Saturday, May 12, 2012

1981 Tokai Hard Puncher Bass Review


Those that know me are aware of my deep love for obscure Japanese basses, and today we are looking at yet another lawsuit-era bass: a 1981 Tokai Hard Puncher, a faithful and unabashed copy of a 1970s era Fender Precision Bass.

This bass seems to have been spared the indignity of ill-advised and unnecessary modifications over the years, which is a real blessing for me. Things are only original once, you know.

This one has a contoured P body with a lot more grain than I usually see in early Japanese basses, so it might actually be ash. A girl can always hope. It was sprayed with a stunning 3-tone sunburst with a bright red in it, and a 3-ply black/white black guard. The thumb rest looks to be original to the bass.

This Tokai’s 4-bolt neck is maple with a pretty rosewood fretboard that is still in excellent shape, front and back. The 20 medium frets are still in great shape, with very little visible wear. It has the typical 1 5/8” P width nut (plastic), but the neck is not overly chunky. I would call it a medium profile C shape. The truss rod adjusts at the heel, and it still turns easily.

The Hard Puncher headstock shape is an exact copy of one that would be found on a Precision Bass, and their logo even is styled to resemble Fender’s. Tokai always put campy small print on their headstock decals, and this one informs you that Tokai is “The Quality Musical Instruments of the World.” Word, my brothers.

The hardware is pretty middle of the road stuff.

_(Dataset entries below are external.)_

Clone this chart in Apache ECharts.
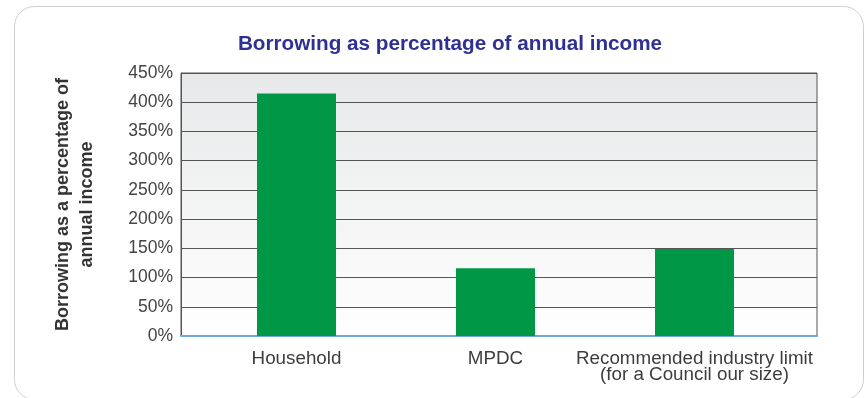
<!DOCTYPE html>
<html><head><meta charset="utf-8">
<script src="https://cdn.jsdelivr.net/npm/echarts@6/dist/echarts.min.js"></script>
<style>html,body{margin:0;padding:0;background:#fff}#c{width:865px;height:398px}</style>
</head><body><div id="c"></div>
<script>
const categories = ['Household', 'MPDC', 'Recommended industry limit\n(for a Council our size)'];
const values = [415, 116, 149];
const yTicks = [0, 50, 100, 150, 200, 250, 300, 350, 400, 450];

const FONT = 'Liberation Sans';
const yMin = yTicks[0], yMax = yTicks[yTicks.length - 1], yStep = yTicks[1] - yTicks[0];

const chart = echarts.init(document.getElementById('c'));
chart.setOption({
  animation: false,
  graphic: [{
    type: 'rect', shape: {x: 14.5, y: 6.5, width: 849, height: 393, r: 20},
    style: {fill: 'none', stroke: '#cfcfcf', lineWidth: 1}, z: -10
  }],
  title: {
    text: 'Borrowing as percentage of annual income',
    left: 445, top: 29, textAlign: 'center',
    textStyle: {fontFamily: FONT, fontSize: 20.7, fontWeight: 'bold', color: '#2e3192'}
  },
  grid: [{
    left: 181, right: 48, top: 73, bottom: 62, show: true,
    borderColor: '#555', borderWidth: 1,
    backgroundColor: {type: 'linear', x: 0, y: 0, x2: 0, y2: 1,
      colorStops: [{offset: 0, color: '#e7e8e9'}, {offset: 1, color: '#ffffff'}]}
  }, {
    left: 197, right: 71, top: 73, bottom: 62
  }],
  xAxis: [{
    gridIndex: 0, type: 'category', data: categories,
    axisLine: {lineStyle: {color: '#6fa8dc', width: 2}},
    axisTick: {show: false}, axisLabel: {show: false}, splitLine: {show: false}
  }, {
    gridIndex: 1, type: 'category', data: categories,
    axisLine: {show: false}, axisTick: {show: false},
    axisLabel: {interval: 0, fontFamily: FONT, fontSize: 18.8, color: '#3d3d3d', margin: 15, lineHeight: 16}
  }],
  yAxis: [{
    gridIndex: 0, type: 'value', min: yMin, max: yMax, interval: yStep,
    name: 'Borrowing as a percentage of\nannual income',
    nameLocation: 'middle', nameGap: 82, nameRotate: 90,
    nameTextStyle: {fontFamily: FONT, fontSize: 18, fontWeight: 'bold', color: '#333', lineHeight: 24},
    axisLine: {show: true, lineStyle: {color: '#555'}},
    axisTick: {show: false},
    axisLabel: {formatter: '{value}%', fontFamily: FONT, fontSize: 17.5, color: '#444', margin: 8},
    splitLine: {lineStyle: {color: '#555', width: 1}}
  }, {
    gridIndex: 1, type: 'value', min: yMin, max: yMax, interval: yStep,
    axisLine: {show: false}, axisTick: {show: false}, axisLabel: {show: false}, splitLine: {show: false}
  }],
  series: [{
    type: 'bar', xAxisIndex: 1, yAxisIndex: 1, data: values, barWidth: 79,
    itemStyle: {color: '#009846'}
  }]
});
</script></body></html>
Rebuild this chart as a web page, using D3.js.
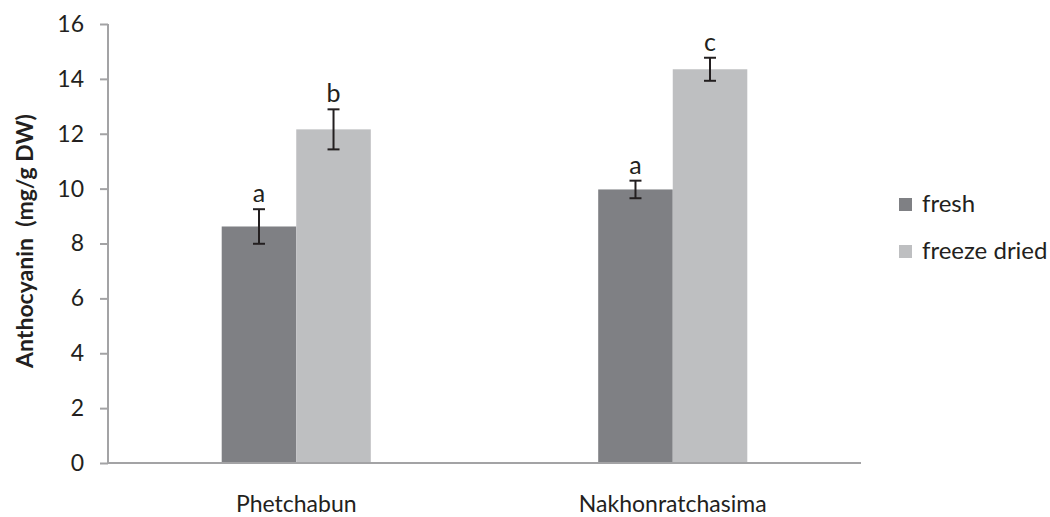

The machine heads are 3-screw open-gear pieces that kind of look like Fender tuners, the barrel knobs are kind of cheap looking with flaky chrome, and the bridge is a copy of a 5-screw Fender unit. If this one sticks around I will swap the barrel knobs out for nice ones and put a vintage Fender threaded saddle bridge on it. I love those things.

The pickup and electronics are original to the bass. There is not much to say about them except that they are exactly what you would expect – a split coil pickup with volume and tone pots.

This Hard Puncher is not terrible heavy, coming in a little under 8 ½ pounds according to my digital scale. It is pretty easy on the back, not to mention the eyes.

And it is very attractive. It is in very good overall condition, particularly when you consider it is 31 years old. The finish does not have very many blemishes and it still shiny – it has not been abused.

It is a good playing bass with no buzzing and a low action. The pickup has strong output (hotter than its contemporary Fenders, and there is no buzzing or static. I play P basses with the controls dimed, and this one really makes my SVT bark (in a good way). I like it a lot, so I might try to keep it around for a while.

By the way, this one still has the factory “40” sticker at the heel of the neck, which is an indication of what the original price was, which in this case would be 40,000 Yen. This would have been $181 in 1981 when this bass was built. Hopefully this helps illustrate why these basses were such a threat to Fender – the Hard Puncher was a lot of bass for the money at the time, and 1981 to 1984 Fenders bit the hairy root.

Tokai Hard Punchers are getting a little harder to find, but you can still find nice ones for under $500. If you want one, now is the time to buy as they are not going to get any cheaper.



  1. Just found one (finally) at a local second-hand shop here in Tokyo. Same head stock decal and the 40 sticker on the heel. Cream with a black pick guard, she'll be nice once I get the road goo off of her.

  2. Yeah....I live in hokkaido....I see these around everywhere....I need a p bass. Looks like you have convinced me!

  3. That bass is actually circa 1984 and is the PB40 model. The 3 screw tuners confirm that. The PB60 had 4 screw tuners and better woods etc, and was 60,000 yen.